§ **Information given**:
— START —
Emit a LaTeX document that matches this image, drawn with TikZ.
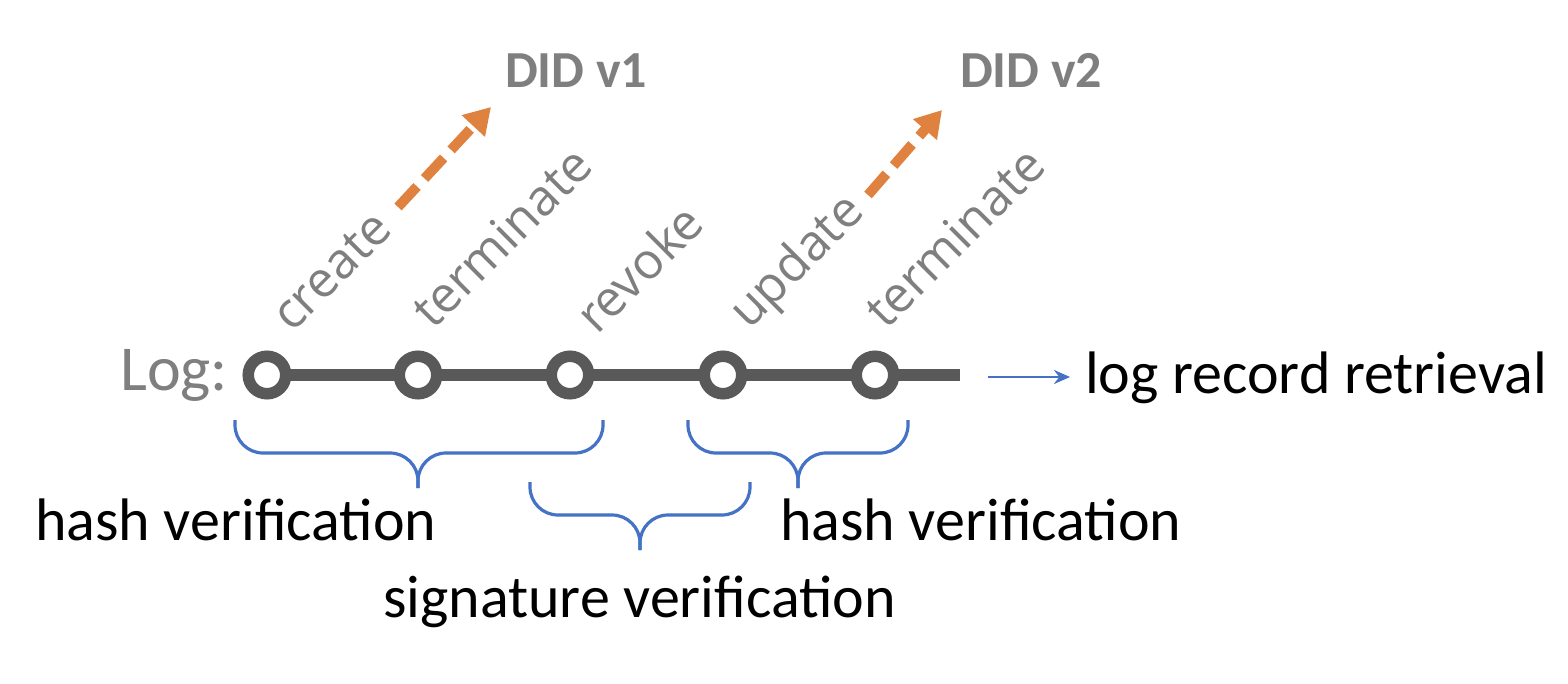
\documentclass[tikz,border=0pt]{standalone}
\usepackage{fontspec}
\setmainfont{Carlito}
\newfontfamily\lblfont{Open Sans}
\usetikzlibrary{arrows.meta,backgrounds}
\definecolor{dgray}{HTML}{595959}
\definecolor{lgray}{HTML}{7F7F7F}
\definecolor{bl}{HTML}{4472C4}
\definecolor{org}{HTML}{E0823F}
\tikzset{
  ev/.style={circle,draw=dgray,line width=11.5pt,fill=white,minimum size=37.5pt,inner sep=0pt},
  op/.style={rotate=45,anchor=base west,inner sep=0pt,text=lgray,font=\lblfont\fontsize{50}{58}\selectfont},
  did/.style={inner sep=0pt,text=lgray,font=\bfseries\fontsize{52}{60}\selectfont},
  lbl/.style={inner sep=0pt,font=\fontsize{60}{70}\selectfont},
  brace/.style={draw=bl,line width=3.2pt,rounded corners=28pt},
  orarrow/.style={draw=org,line width=10pt,dash pattern=on 28pt off 11pt,-{Triangle[length=26pt,width=30pt]}},
}
\begin{document}
\begin{tikzpicture}[x=1pt,y=-1pt]
\useasboundingbox (0,0) rectangle (1568,684);
% log label
\node[inner sep=0pt,text=lgray,font=\fontsize{64}{72}\selectfont,anchor=west] (log) at (120,375) {Log:};
% events
\node[ev] (c1) at (267,375) {};
\node[ev] (c2) at (418,375) {};
\node[ev] (c3) at (570,375) {};
\node[ev] (c4) at (723,375) {};
\node[ev] (c5) at (875,375) {};
\coordinate (lend) at (960,375);
\begin{pgfonlayer}{background}
\draw[dgray,line width=12pt] (c1.center) -- (c2.center) -- (c3.center) -- (c4.center) -- (c5.center) -- (lend);
\end{pgfonlayer}
% operation labels
\node[op] (o1) at (292,334) {create};
\node[op] (o2) at (433,331) {terminate};
\node[op] (o3) at (597,336) {revoke};
\node[op] (o4) at (749,331) {update};
\node[op] (o5) at (886,331) {terminate};
% DID versions
\node[did,anchor=south west] (d1) at (505,88) {DID v1};
\node[did,anchor=south west] (d2) at (960,88) {DID v2};
\coordinate (a1s) at (398,207);
\coordinate (a1e) at (491,107);
\coordinate (a2s) at (868,195);
\coordinate (a2e) at (942,110);
\draw[orarrow] (a1s) -- (a1e);
\draw[orarrow] (a2s) -- (a2e);
% retrieval
\node[lbl,anchor=base west] (ret) at (1085,393) {log record retrieval};
\coordinate (rs) at (988,377);
\coordinate (re) at (1070,377);
\draw[bl,line width=2.5pt,-{Stealth[length=16pt,width=14pt]}] (rs) -- (re);
% braces
\coordinate (b1m) at (418,488);
\draw[brace] (235,420) -- (235,453) -- (418,453) -- (b1m);
\draw[brace] (603,420) -- (603,453) -- (418,453) -- (b1m);
\coordinate (b2m) at (640,550);
\draw[brace] (530,482) -- (530,515) -- (640,515) -- (b2m);
\draw[brace] (750,482) -- (750,515) -- (640,515) -- (b2m);
\coordinate (b3m) at (798,488);
\draw[brace] (688,420) -- (688,453) -- (798,453) -- (b3m);
\draw[brace] (908,420) -- (908,453) -- (798,453) -- (b3m);
% brace labels
\node[lbl,anchor=base west] (h1) at (35,540) {hash verification};
\node[lbl,anchor=base west] (h2) at (780,540) {hash verification};
\node[lbl,anchor=base west] (sv) at (383,617) {signature verification};
\end{tikzpicture}
\end{document}
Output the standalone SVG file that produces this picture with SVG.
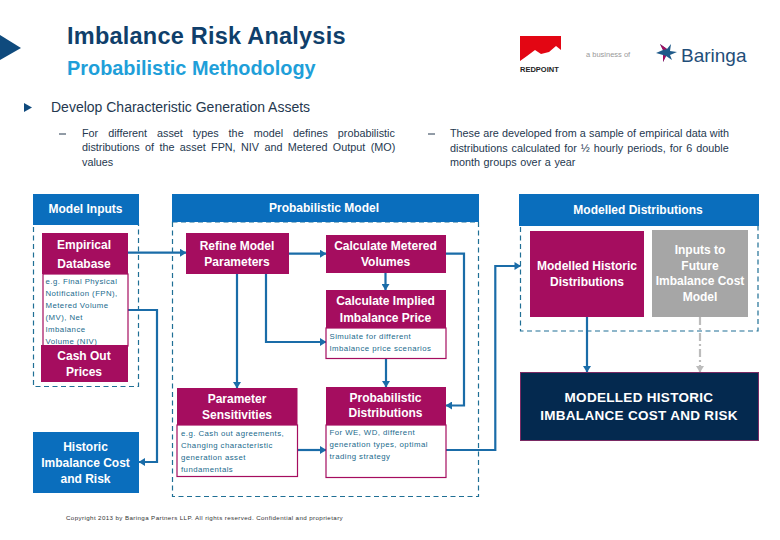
— END —
§ **Exercise goal**: Leaving aside the images, write out the entries above word for word.

§ **Solution for this task**:
Emit a LaTeX document that matches this image, drawn with TikZ.
\documentclass[tikz,border=0pt]{standalone}
\usepackage{fontspec}
\setmainfont{Carlito}
\newfontfamily\lblfont{Open Sans}
\usetikzlibrary{arrows.meta,backgrounds}
\definecolor{dgray}{HTML}{595959}
\definecolor{lgray}{HTML}{7F7F7F}
\definecolor{bl}{HTML}{4472C4}
\definecolor{org}{HTML}{E0823F}
\tikzset{
  ev/.style={circle,draw=dgray,line width=11.5pt,fill=white,minimum size=37.5pt,inner sep=0pt},
  op/.style={rotate=45,anchor=base west,inner sep=0pt,text=lgray,font=\lblfont\fontsize{50}{58}\selectfont},
  did/.style={inner sep=0pt,text=lgray,font=\bfseries\fontsize{52}{60}\selectfont},
  lbl/.style={inner sep=0pt,font=\fontsize{60}{70}\selectfont},
  brace/.style={draw=bl,line width=3.2pt,rounded corners=28pt},
  orarrow/.style={draw=org,line width=10pt,dash pattern=on 28pt off 11pt,-{Triangle[length=26pt,width=30pt]}},
}
\begin{document}
\begin{tikzpicture}[x=1pt,y=-1pt]
\useasboundingbox (0,0) rectangle (1568,684);
% log label
\node[inner sep=0pt,text=lgray,font=\fontsize{64}{72}\selectfont,anchor=west] (log) at (120,375) {Log:};
% events
\node[ev] (c1) at (267,375) {};
\node[ev] (c2) at (418,375) {};
\node[ev] (c3) at (570,375) {};
\node[ev] (c4) at (723,375) {};
\node[ev] (c5) at (875,375) {};
\coordinate (lend) at (960,375);
\begin{pgfonlayer}{background}
\draw[dgray,line width=12pt] (c1.center) -- (c2.center) -- (c3.center) -- (c4.center) -- (c5.center) -- (lend);
\end{pgfonlayer}
% operation labels
\node[op] (o1) at (292,334) {create};
\node[op] (o2) at (433,331) {terminate};
\node[op] (o3) at (597,336) {revoke};
\node[op] (o4) at (749,331) {update};
\node[op] (o5) at (886,331) {terminate};
% DID versions
\node[did,anchor=south west] (d1) at (505,88) {DID v1};
\node[did,anchor=south west] (d2) at (960,88) {DID v2};
\coordinate (a1s) at (398,207);
\coordinate (a1e) at (491,107);
\coordinate (a2s) at (868,195);
\coordinate (a2e) at (942,110);
\draw[orarrow] (a1s) -- (a1e);
\draw[orarrow] (a2s) -- (a2e);
% retrieval
\node[lbl,anchor=base west] (ret) at (1085,393) {log record retrieval};
\coordinate (rs) at (988,377);
\coordinate (re) at (1070,377);
\draw[bl,line width=2.5pt,-{Stealth[length=16pt,width=14pt]}] (rs) -- (re);
% braces
\coordinate (b1m) at (418,488);
\draw[brace] (235,420) -- (235,453) -- (418,453) -- (b1m);
\draw[brace] (603,420) -- (603,453) -- (418,453) -- (b1m);
\coordinate (b2m) at (640,550);
\draw[brace] (530,482) -- (530,515) -- (640,515) -- (b2m);
\draw[brace] (750,482) -- (750,515) -- (640,515) -- (b2m);
\coordinate (b3m) at (798,488);
\draw[brace] (688,420) -- (688,453) -- (798,453) -- (b3m);
\draw[brace] (908,420) -- (908,453) -- (798,453) -- (b3m);
% brace labels
\node[lbl,anchor=base west] (h1) at (35,540) {hash verification};
\node[lbl,anchor=base west] (h2) at (780,540) {hash verification};
\node[lbl,anchor=base west] (sv) at (383,617) {signature verification};
\end{tikzpicture}
\end{document}
Output the standalone SVG file that produces this picture with SVG.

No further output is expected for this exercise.